Cramer's 'Mad Money' Recap: While Nike Sleeps

TheStreet.com Staff

12/04/06 - 07:48 PM EST

Click here for an archive of Cramer's "Mad Money" recaps.


"Under Armour (UARM Quote) is waging a guerrilla war against Nike (NKE Quote), against the unprotected Reebok and against the unpopular Adidas," Jim Cramer told viewers of his "Mad Money" TV show Monday.

Under Armour is the sports-gear company that Cramer has vacillated about in the past, but no more, because he's just realized the greatness of Under Armour's management.

"It is a buy to the ninth power," he said.

However, Nike is "trying to keep Under Armour down," Cramer said. But either way, Under Armour has been coming into the niche markets and taking them over because of the power of its brand, Cramer went on to say.

First the retailer conquered the football-cleats market earlier this year, then it was raking in money with the hunting-apparel market, and now it has entered the ski market by selling thermal underwear, he said.

"Nike can do nothing but lose market share because the Under Armour brand is too powerful," Cramer said, adding that the company also knows not to take on too many niche markets at a time so that it can focus on them one-by-one.

The company "understands the game it's playing."

He considers Under Armour's strategy "smart": It looks for holes in a market and fills them in. By penetrating these niche markets, Cramer said the company has been ensuring that its competitors are not worried.

Though sooner or later, Under Armour is likely going to run out of niche markets to capitalize on. This isn't happening anytime soon, he continued.

When Under Armour runs out of niche markets, it'll have to make a sneaker, and hopefully it will be able to slip into the market when Nike is snoozing, Cramer said.

Morgan Stanley recently came out with research report that stated retail stocks are in a bubble and that Under Armour is a "sell." But Cramer believes that even though the stock may be overvalued, "the bottom line is it should get a lot more overvalued" before it dips.

Selloff Security

Although today was a "great day" for the market, last week was "brutal," Cramer told his viewers.
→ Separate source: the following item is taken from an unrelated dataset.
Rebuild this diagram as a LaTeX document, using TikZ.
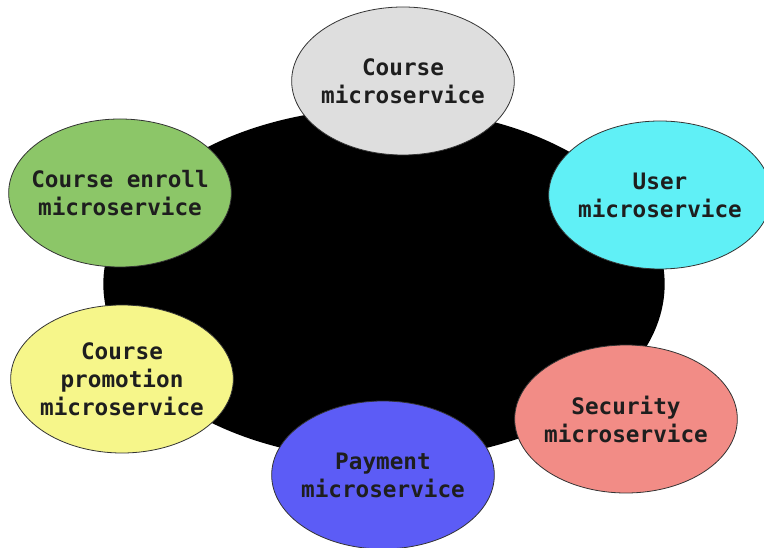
\documentclass[tikz,border=0pt]{standalone}
\usepackage{fontspec}
\usepackage{tikz}
\usepackage{xcolor}
\usetikzlibrary{positioning,shapes.geometric}
\newfontfamily\svcfont{DejaVu Sans Mono}
\definecolor{svcgrayc}{RGB}{222,222,222}
\definecolor{svcgreenc}{RGB}{140,198,104}
\definecolor{svccyanc}{RGB}{96,240,246}
\definecolor{svcyellowc}{RGB}{246,246,138}
\definecolor{svcpinkc}{RGB}{242,140,134}
\definecolor{svcbluec}{RGB}{92,92,246}
\definecolor{svctextc}{RGB}{30,30,30}
\tikzset{
	svc/.style={ellipse, draw=black!80, line width=0.6pt, minimum width=167pt, minimum height=111pt,
		inner xsep=-10pt, inner ysep=0pt, align=center, text=svctextc, font=\svcfont\bfseries\fontsize{17}{21}\selectfont},
	hub/.style={ellipse, fill=black, minimum width=421pt, minimum height=264pt, inner sep=0pt}
}
\newcommand{\service}[5]{
	% name posx posy colour text
	\node[svc, fill=#4] (#1) at (#2,#3) {#5};
}
\newcommand{\svcgray}{svcgrayc}
\newcommand{\svcgreen}{svcgreenc}
\newcommand{\svccyan}{svccyanc}
\newcommand{\svcyellow}{svcyellowc}
\newcommand{\svcpink}{svcpinkc}
\newcommand{\svcblue}{svcbluec}
\begin{document}
\begin{tikzpicture}[x=0.75pt, y=-0.75pt]
	\useasboundingbox (0,0) rectangle (764,548);
	\node[hub] (core) at (384,284) {};
	% name posx posy colour text
	\service{course}{403}{81}\svcgray{Course\\microservice}
	\service{enroll}{120}{193}\svcgreen{Course enroll\\microservice}
	\service{user}{660}{195}\svccyan{User\\microservice}
	\service{promo}{122}{379}\svcyellow{Course\\promotion\\microservice}
	\service{security}{626}{419}\svcpink{Security\\microservice}
	\service{payment}{383}{475}\svcblue{Payment\\microservice}
\end{tikzpicture}
\end{document}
He said he would love to say the selloff is over, but that's not the reality.

Instead, Cramer said he wants market players in secure dividend-boosting stocks, and in particular, he said he wants people to take a look at Emerson Electric (EMR Quote), a stock that has boosted its dividend but has largely been forgotten about because of the selloff.

Although it might not be the most interesting stock, Cramer believes that it could make people money. The company, which should have 15% growth next year, is only trading at 15 times next year's earnings, which makes it "a steal," he said.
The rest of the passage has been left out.